Altro che merito: così la selezione viene fatta anche in base al portafoglio

"Il paradosso è che così la selezione non verrà fatta solo sulla base del merito, che il ministero a parole si impegna a promuovere, ma anche sulla base delle possibilità economiche. La formazione è importante, ma deve essere gratuita - mi spiega Manuela Calza, della segreteria nazionale della Flc Cgil - Nel caso del percorso da 30 crediti, che vengono acquisiti tramite attività svolte on-line, il costo è poi francamente esorbitante rispetto alla reale offerta formativa". 

E il tutto rischia di trasformarsi in un discreto affare per le università, anche per quelle private, e in un bel salasso per le tasche di studenti e precari. Poniamo infatti il caso che io sia un neolaureato in lingue e letterature straniere e voglia abilitarmi nell'insegnamento di due lingue, come inglese e francese. Stando così le cose dapprima dovrò sborsare 2500 euro per il riconoscimento dei 60 Cfu su una prima materia, poi dovrò integrarli con altri 30. Costo totale? 4500 euro. Ovvero poco meno di tre mesi dello stipendio netto di un insegnante: sempre a patto che, al termine di questo percorso, si riesca a lavorare. 

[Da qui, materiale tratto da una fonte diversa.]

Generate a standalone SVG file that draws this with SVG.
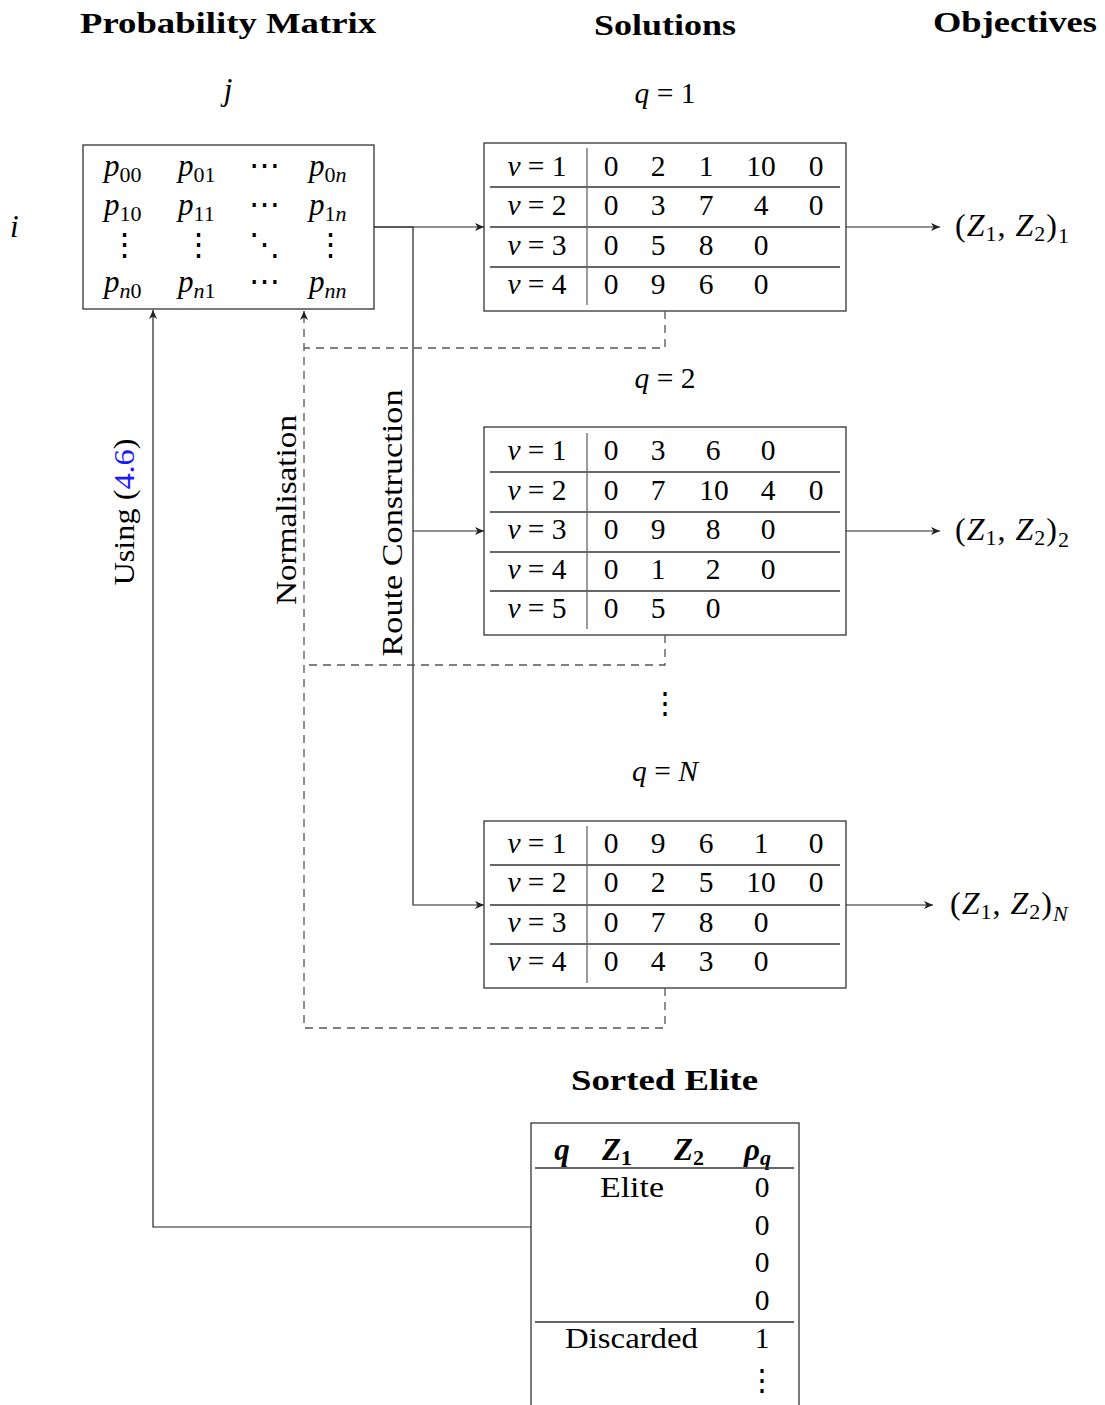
<svg xmlns="http://www.w3.org/2000/svg" width="1105" height="1405" viewBox="0 0 1105 1405">
<style>
text{font-family:"Liberation Serif","DejaVu Serif",serif;font-size:29.5px;fill:#000}
.title{font-weight:bold;font-size:30px}
.it{font-style:italic}
.sub{font-size:20px}
.c{text-anchor:middle}
.m{font-size:31px}
.m .sub{font-size:22px}
.obj{font-size:32px;letter-spacing:1px}
.obj .sub{font-size:22px}
.box{fill:#fff;stroke:#333;stroke-width:1.3}
.sep{stroke:#333;stroke-width:1.3}
.vsep{stroke:#666;stroke-width:1.3}
.conn{fill:none;stroke:#222;stroke-width:1.2}
.dash{fill:none;stroke:#555;stroke-width:1.3;stroke-dasharray:8 6}
</style>
<defs>
<marker id="ah" markerUnits="userSpaceOnUse" markerWidth="10" markerHeight="8" refX="9" refY="4" orient="auto">
<path d="M0,0 L9,4 L0,8 L2.5,4 z" fill="#222"/>
</marker>
</defs>

<g id="titles">
<text class="title" x="80" y="33" textLength="296" lengthAdjust="spacingAndGlyphs">Probability Matrix</text>
<text class="title" x="594" y="35" textLength="142" lengthAdjust="spacingAndGlyphs">Solutions</text>
<text class="title" x="933" y="32" textLength="164" lengthAdjust="spacingAndGlyphs">Objectives</text>
<text class="title" x="571" y="1090" textLength="187" lengthAdjust="spacingAndGlyphs">Sorted Elite</text>
</g>

<g id="axis-labels">
<text class="it c m" x="228" y="100">j</text>
<text class="it m" x="10" y="237">i</text>
</g>

<g id="matrix" class="m">
<rect class="box" x="83" y="145" width="291" height="164"/>
<text class="m" x="104" y="176"><tspan class="it">p</tspan><tspan class="sub" dy="6">00</tspan></text>
<text class="m" x="178" y="176"><tspan class="it">p</tspan><tspan class="sub" dy="6">01</tspan></text>
<text class="c m" x="264" y="176">⋯</text>
<text class="m" x="309" y="176"><tspan class="it">p</tspan><tspan class="sub" dy="6">0</tspan><tspan class="sub it">n</tspan></text>
<text class="m" x="104" y="215"><tspan class="it">p</tspan><tspan class="sub" dy="6">10</tspan></text>
<text class="m" x="178" y="215"><tspan class="it">p</tspan><tspan class="sub" dy="6">11</tspan></text>
<text class="c m" x="264" y="215">⋯</text>
<text class="m" x="309" y="215"><tspan class="it">p</tspan><tspan class="sub" dy="6">1</tspan><tspan class="sub it">n</tspan></text>
<text class="c m" x="124" y="255">⋮</text>
<text class="c m" x="198" y="255">⋮</text>
<text class="c m" x="264" y="255">⋱</text>
<text class="c m" x="330" y="255">⋮</text>
<text class="m" x="104" y="292"><tspan class="it">p</tspan><tspan class="sub it" dy="6">n</tspan><tspan class="sub">0</tspan></text>
<text class="m" x="178" y="292"><tspan class="it">p</tspan><tspan class="sub it" dy="6">n</tspan><tspan class="sub">1</tspan></text>
<text class="c m" x="264" y="292">⋯</text>
<text class="m" x="309" y="292"><tspan class="it">p</tspan><tspan class="sub it" dy="6">nn</tspan></text>
</g>

<g id="sol1">
<text class="c" x="665" y="103"><tspan class="it">q</tspan> = 1</text>
<rect class="box" x="484" y="143" width="362" height="168"/>
<line class="sep" x1="490" y1="187" x2="840" y2="187"/>
<line class="sep" x1="490" y1="227" x2="840" y2="227"/>
<line class="sep" x1="490" y1="267" x2="840" y2="267"/>
<line class="vsep" x1="587" y1="148" x2="587" y2="305"/>
<text class="c" x="537" y="176"><tspan class="it">ν</tspan> = 1</text>
<text class="c" x="537" y="215"><tspan class="it">ν</tspan> = 2</text>
<text class="c" x="537" y="255"><tspan class="it">ν</tspan> = 3</text>
<text class="c" x="537" y="294"><tspan class="it">ν</tspan> = 4</text>
<text class="c" x="611" y="176">0</text><text class="c" x="658" y="176">2</text><text class="c" x="706" y="176">1</text><text class="c" x="761" y="176">10</text><text class="c" x="816" y="176">0</text>
<text class="c" x="611" y="215">0</text><text class="c" x="658" y="215">3</text><text class="c" x="706" y="215">7</text><text class="c" x="761" y="215">4</text><text class="c" x="816" y="215">0</text>
<text class="c" x="611" y="255">0</text><text class="c" x="658" y="255">5</text><text class="c" x="706" y="255">8</text><text class="c" x="761" y="255">0</text>
<text class="c" x="611" y="294">0</text><text class="c" x="658" y="294">9</text><text class="c" x="706" y="294">6</text><text class="c" x="761" y="294">0</text>
</g>

<g id="sol2">
<text class="c" x="665" y="388"><tspan class="it">q</tspan> = 2</text>
<rect class="box" x="484" y="427" width="362" height="208"/>
<line class="sep" x1="490" y1="472" x2="840" y2="472"/>
<line class="sep" x1="490" y1="512" x2="840" y2="512"/>
<line class="sep" x1="490" y1="552" x2="840" y2="552"/>
<line class="sep" x1="490" y1="591" x2="840" y2="591"/>
<line class="vsep" x1="587" y1="433" x2="587" y2="629"/>
<text class="c" x="537" y="460"><tspan class="it">ν</tspan> = 1</text>
<text class="c" x="537" y="500"><tspan class="it">ν</tspan> = 2</text>
<text class="c" x="537" y="539"><tspan class="it">ν</tspan> = 3</text>
<text class="c" x="537" y="579"><tspan class="it">ν</tspan> = 4</text>
<text class="c" x="537" y="618"><tspan class="it">ν</tspan> = 5</text>
<text class="c" x="611" y="460">0</text><text class="c" x="658" y="460">3</text><text class="c" x="713" y="460">6</text><text class="c" x="768" y="460">0</text>
<text class="c" x="611" y="500">0</text><text class="c" x="658" y="500">7</text><text class="c" x="714" y="500">10</text><text class="c" x="768" y="500">4</text><text class="c" x="816" y="500">0</text>
<text class="c" x="611" y="539">0</text><text class="c" x="658" y="539">9</text><text class="c" x="713" y="539">8</text><text class="c" x="768" y="539">0</text>
<text class="c" x="611" y="579">0</text><text class="c" x="658" y="579">1</text><text class="c" x="713" y="579">2</text><text class="c" x="768" y="579">0</text>
<text class="c" x="611" y="618">0</text><text class="c" x="658" y="618">5</text><text class="c" x="713" y="618">0</text>
</g>

<g id="ellipsis">
<text class="c" x="665" y="713">⋮</text>
</g>

<g id="solN">
<text class="c" x="665" y="781"><tspan class="it">q</tspan> = <tspan class="it">N</tspan></text>
<rect class="box" x="484" y="821" width="362" height="167"/>
<line class="sep" x1="490" y1="865" x2="840" y2="865"/>
<line class="sep" x1="490" y1="905" x2="840" y2="905"/>
<line class="sep" x1="490" y1="944" x2="840" y2="944"/>
<line class="vsep" x1="587" y1="826" x2="587" y2="983"/>
<text class="c" x="537" y="853"><tspan class="it">ν</tspan> = 1</text>
<text class="c" x="537" y="892"><tspan class="it">ν</tspan> = 2</text>
<text class="c" x="537" y="932"><tspan class="it">ν</tspan> = 3</text>
<text class="c" x="537" y="971"><tspan class="it">ν</tspan> = 4</text>
<text class="c" x="611" y="853">0</text><text class="c" x="658" y="853">9</text><text class="c" x="706" y="853">6</text><text class="c" x="761" y="853">1</text><text class="c" x="816" y="853">0</text>
<text class="c" x="611" y="892">0</text><text class="c" x="658" y="892">2</text><text class="c" x="706" y="892">5</text><text class="c" x="761" y="892">10</text><text class="c" x="816" y="892">0</text>
<text class="c" x="611" y="932">0</text><text class="c" x="658" y="932">7</text><text class="c" x="706" y="932">8</text><text class="c" x="761" y="932">0</text>
<text class="c" x="611" y="971">0</text><text class="c" x="658" y="971">4</text><text class="c" x="706" y="971">3</text><text class="c" x="761" y="971">0</text>
</g>

<g id="obj1">
<text class="obj" x="955" y="236">(<tspan class="it">Z</tspan><tspan class="sub" dy="5">1</tspan><tspan dy="-5">, </tspan><tspan class="it">Z</tspan><tspan class="sub" dy="5">2</tspan><tspan dy="-5">)</tspan><tspan class="sub" dy="7">1</tspan></text>
</g>
<g id="obj2">
<text class="obj" x="955" y="540">(<tspan class="it">Z</tspan><tspan class="sub" dy="5">1</tspan><tspan dy="-5">, </tspan><tspan class="it">Z</tspan><tspan class="sub" dy="5">2</tspan><tspan dy="-5">)</tspan><tspan class="sub" dy="7">2</tspan></text>
</g>
<g id="objN">
<text class="obj" x="950" y="914">(<tspan class="it">Z</tspan><tspan class="sub" dy="5">1</tspan><tspan dy="-5">, </tspan><tspan class="it">Z</tspan><tspan class="sub" dy="5">2</tspan><tspan dy="-5">)</tspan><tspan class="sub it" dy="7">N</tspan></text>
</g>

<g id="elite">
<rect class="box" x="531" y="1123" width="268" height="300"/>
<text class="c m" x="562" y="1160" font-weight="bold" font-style="italic">q</text>
<text class="m" x="602" y="1160" font-weight="bold"><tspan font-style="italic">Z</tspan><tspan class="sub" dy="5">1</tspan></text>
<text class="m" x="674" y="1160" font-weight="bold"><tspan font-style="italic">Z</tspan><tspan class="sub" dy="5">2</tspan></text>
<text class="m" x="744" y="1160" font-weight="bold"><tspan font-style="italic">ρ</tspan><tspan class="sub" font-style="italic" dy="5">q</tspan></text>
<line class="sep" x1="535" y1="1168" x2="794" y2="1168"/>
<text x="600" y="1197" textLength="64" lengthAdjust="spacingAndGlyphs">Elite</text>
<text class="c" x="762" y="1197">0</text>
<text class="c" x="762" y="1235">0</text>
<text class="c" x="762" y="1272">0</text>
<text class="c" x="762" y="1310">0</text>
<line class="sep" x1="535" y1="1322" x2="794" y2="1322"/>
<text x="565" y="1348" textLength="133" lengthAdjust="spacingAndGlyphs">Discarded</text>
<text class="c" x="762" y="1348">1</text>
<text class="c" x="762" y="1390">⋮</text>
</g>

<g id="connectors">
<path class="conn" d="M374,227 H484" marker-end="url(#ah)"/>
<path class="conn" d="M374,227 H413 V905 H484" marker-end="url(#ah)"/>
<path class="conn" d="M413,531 H484" marker-end="url(#ah)"/>
<path class="conn" d="M846,227 H940" marker-end="url(#ah)"/>
<path class="conn" d="M846,531 H940" marker-end="url(#ah)"/>
<path class="conn" d="M846,905 H933" marker-end="url(#ah)"/>
<path class="conn" d="M531,1227 H153 V310" marker-end="url(#ah)"/>
<path class="dash" d="M665,311 V348 H304"/>
<path class="dash" d="M665,635 V665 H304"/>
<path class="dash" d="M665,988 V1028 H304 V311"/>
<path class="conn" d="M304,318 V311" marker-end="url(#ah)"/>
</g>

<g id="edge-labels">
<text transform="translate(134,512) rotate(-90)" class="c" textLength="147" lengthAdjust="spacingAndGlyphs">Using (<tspan fill="#1a1aff">4.6</tspan>)</text>
<text transform="translate(296,510) rotate(-90)" class="c" textLength="190" lengthAdjust="spacingAndGlyphs">Normalisation</text>
<text transform="translate(402,523) rotate(-90)" class="c" textLength="267" lengthAdjust="spacingAndGlyphs">Route Construction</text>
</g>
</svg>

In tutto ciò si attende il decreto per l'attivazione dei corsi che è in ritardo. Nel frattempo, come spesso accade, a prevalere è il caos e l'incertezza.

Ma tornando allora al famoso comizio della premier, di quasi un anno fa, viene spontaneo porsi una domanda: se la ricerca di gettito monetario (per evasione fiscale) a carico dei piccoli commercianti si chiama "pizzo di Stato", quella ai danni delle fasce più deboli della popolazione, come studenti e precari, costretti di fatto a pagarsi un percorso formativo per poter lavorare, come possiamo definirla? Preferiamo al momento non rispondere e notare che, nel Paese degli svariati condoni fiscali, a pagare sono sempre i soliti noti.